# Virgin Tivo Team now Active!



## childe (Jan 22, 2001)

Just been told by Virgin that their Tivo Team went live at 10am this morning, and are now actively calling potential customers. Stand by your phones...


----------



## jonphil (Aug 7, 2002)

Cool.... hope I get a phone call then 
Gave my mobile number too, but hopefully I'll have the option to call them back if I'm too busy at work to sort it.

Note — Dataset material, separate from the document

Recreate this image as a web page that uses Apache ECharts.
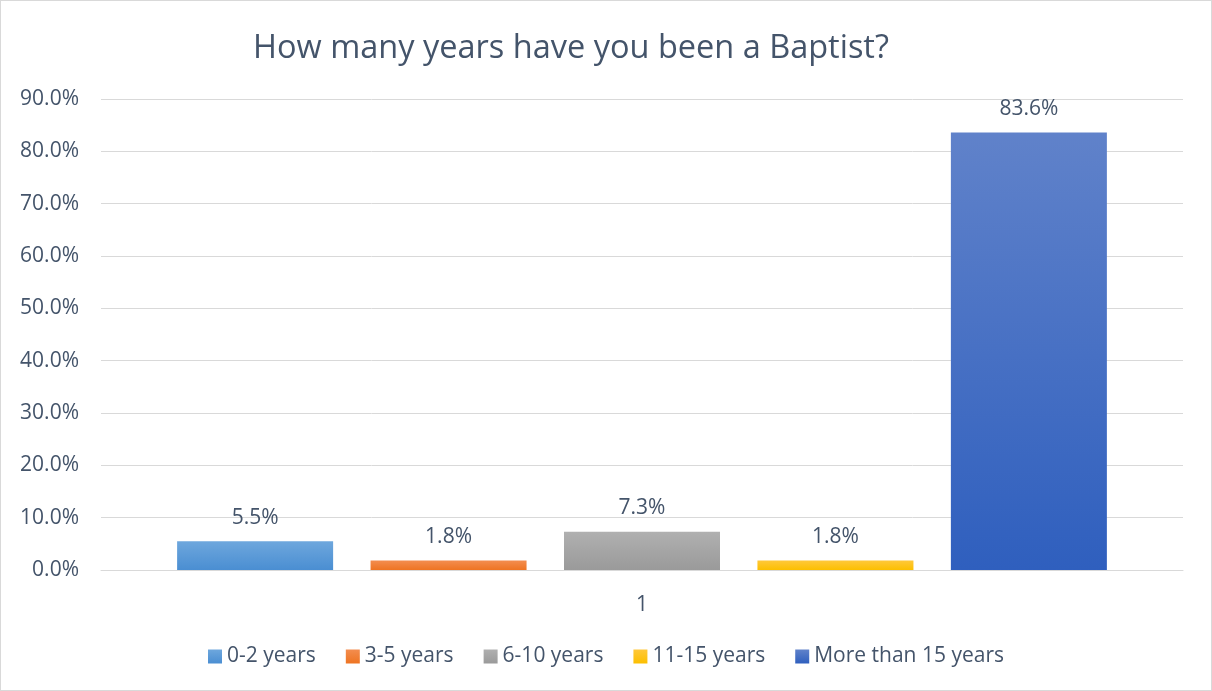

I'm guessing nobody has had a call from Virgin about the Tivo yet 
Maybe they are having to get all the information together first before making any phone calls.


----------



## okonski_uk (Dec 28, 2000)

If they don't deliver in a TiVo branded VM van, I'm going to be mightly hacked off!


----------



## doctor.steve (Jan 17, 2003)

Just got called now
Got my install date 15th February


----------



## davidthornton (Feb 17, 2002)

Just had my call to and have a 15th Feb install date. Was told this is the earliest install date.


----------



## Maris (Oct 22, 2011)

I gave them my number a long time ago, and never did get a call. I recently had to contact them for my installation. I really don't know what happened, they must have lost my information or something. Anyway, I am excited to finally have service, and now I can't wait for the black friday sales so that I can buy a new television at a steal. Pretty soon I will be watching TV on a new LED screen, I can't wait!


----------